On a une grande gueule c’est tout. On la ferme pas quand ça ne va pas, on le dit. Et puis, nous n’avons pas peur de descendre dans la boue, nous n’avons pas peur de nous salir les mains…d’aller sur le terrain. Nous ne sommes pas dans les débats perpétuels de salon. Quand il faut agir, on le fait !
Vous pensez que cela est suffisant ?
Que voulez vous de plus, qu’est ce qui vous convaincrait ? Vous pensez que c’est mieux qu’on soit armé, qu’on ait des missiles ou une armée ?
Vous avez besoin de moyens financier par exemple…
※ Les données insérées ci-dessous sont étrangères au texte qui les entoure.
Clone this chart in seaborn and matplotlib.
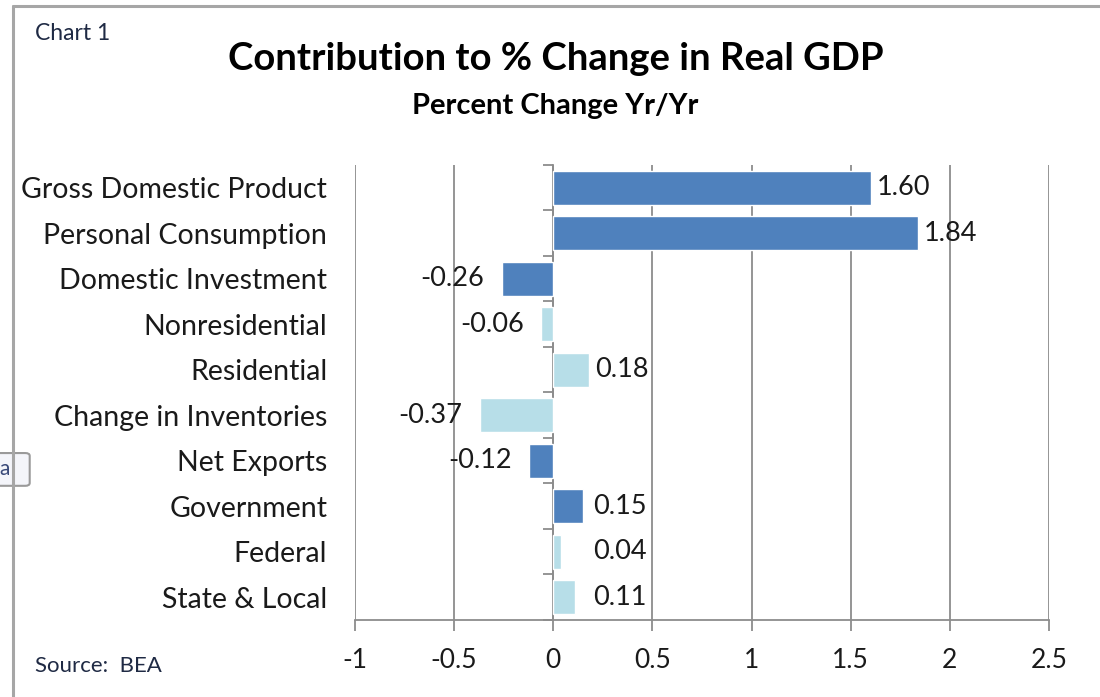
import numpy as np
import pandas as pd
import matplotlib
matplotlib.use("Agg")
import matplotlib.pyplot as plt
import seaborn as sns
from matplotlib.patches import FancyBboxPatch

categories = ["Gross Domestic Product", "Personal Consumption", "Domestic Investment",
              "Nonresidential", "Residential", "Change in Inventories", "Net Exports",
              "Government", "Federal", "State & Local"]
values = [1.60, 1.84, -0.26, -0.06, 0.18, -0.37, -0.12, 0.15, 0.04, 0.11]
level = ["main", "main", "main", "sub", "sub", "sub", "main", "main", "sub", "sub"]
x_ticks = [-1, -0.5, 0, 0.5, 1, 1.5, 2, 2.5]

df = pd.DataFrame({"category": categories, "value": values, "level": level})

sns.set_theme(style="white")
plt.rcParams["font.family"] = ["Lato", "DejaVu Sans"]
text_col = "#1a1a1a"
grid_col = "#8c8c8c"

fig = plt.figure(figsize=(11, 6.97), dpi=100)
ax = fig.add_axes([0.3227, 0.1105, 0.6309, 0.6528])

sns.barplot(data=df, y="category", x="value", hue="level", orient="h",
            palette={"main": "#4F81BD", "sub": "#B7DEE8"}, dodge=False, saturation=1,
            width=0.75, legend=False, ax=ax, order=categories)

ax.set_xlim(-1, 2.5)
ax.set_ylim(len(categories) - 0.5, -0.5)
ax.set_xticks(x_ticks)
ax.set_xticklabels([f"{t:g}" for t in x_ticks], fontsize=19, color=text_col)
ax.tick_params(axis="x", length=8, width=1.3, color=grid_col, pad=12, direction="out",
               bottom=True)
ax.tick_params(axis="y", length=0, pad=20, labelsize=20.5, labelcolor=text_col)
ax.set_xlabel("")
ax.set_ylabel("")
for t in x_ticks:
    ax.axvline(t, color=grid_col, lw=1.3, zorder=0)
for s in ["top", "right", "left"]:
    ax.spines[s].set_visible(False)
ax.spines["bottom"].set_color(grid_col)
ax.spines["bottom"].set_linewidth(1.3)

# category axis crossing at zero, with boundary ticks
zero_pos = (0 - x_ticks[0]) / (x_ticks[-1] - x_ticks[0])
sec = ax.secondary_yaxis(zero_pos)
sec.set_yticks(np.arange(len(categories) + 1) - 0.5)
sec.set_yticklabels([])
sec.tick_params(length=7, width=1.3, color=grid_col, direction="out")
sec.spines["left"].set_color(grid_col)
sec.spines["left"].set_linewidth(1.3)

# value labels
for i, v in enumerate(values):
    if v >= 0:
        ax.text(max(v + 0.03, 0.2), i, f"{v:.2f}", ha="left", va="center",
                fontsize=19.5, color=text_col)
    else:
        ax.text(v - 0.09, i, f"{v:.2f}", ha="right", va="center",
                fontsize=19.5, color=text_col)

fig.text(0.505, 0.915, "Contribution to % Change in Real GDP", ha="center", va="center",
         fontsize=27.5, fontweight="bold", color="black")
fig.text(0.505, 0.848, "Percent Change Yr/Yr", ha="center", va="center",
         fontsize=21, fontweight="bold", color="black")
fig.text(0.032, 0.952, "Chart 1", ha="left", va="center", fontsize=16.5, color="#1f2a44")
fig.text(0.032, 0.045, "Source:  BEA", ha="left", va="center", fontsize=16, color="#1f2a44")

# chart frame
fig.add_artist(plt.Line2D([0.012, 0.012], [0, 0.992], color="#a6a6a6", lw=2.2,
                          transform=fig.transFigure))
fig.add_artist(plt.Line2D([0.012, 1.0], [0.992, 0.992], color="#a6a6a6", lw=2.2,
                          transform=fig.transFigure))

# stray tooltip on the left edge
fig.add_artist(FancyBboxPatch((-0.01, 0.305), 0.035, 0.043,
                              boxstyle="round,pad=0.002,rounding_size=0.004",
                              transform=fig.transFigure, facecolor="#f4f5fa",
                              edgecolor="#9a9a9a", lw=1.5))
fig.text(0.004, 0.327, "a", ha="center", va="center", fontsize=15, color="#3a4a7a")

fig.savefig("out.png", dpi=100, facecolor="white")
Mais les moyens financiers on les trouve… Il faut qu’on arrête de « misérabiliser » la lutte…la caricature du gars qui lutte avec un vieux tee-short délavé toujours crève la faim... C’est fini ça. Ceux qui luttent maintenant ont compris que les moyens financiers sont aussi le nerf de la guerre. Qu’on ne gagnera pas la guerre sans ce minimum. Par exemple, pour une manifestation de 10 000 personnes, il faut au moins 5 litres d’eaux par personnes. Il nous faut de l’argent pour les communications multimédia, pour les pancartes, pour des appels téléphoniques. Nous avons donc toujours besoins de moyens financiers. Mais pour un souci de crédibilité et d’indépendance nous nous refusons souvent de faire appel aux dons de particuliers. Nous couvrons nos dépenses grâce aux cotisations des membres du balai citoyen d’une part, et grâce d’autres parts aux activités génératrices de revenus comme la vente de tee-shirt et autres accessoires. Il arrive aussi que nos collaborateurs assurent des services de façon gracieuse (flyers, spots télé, etc…).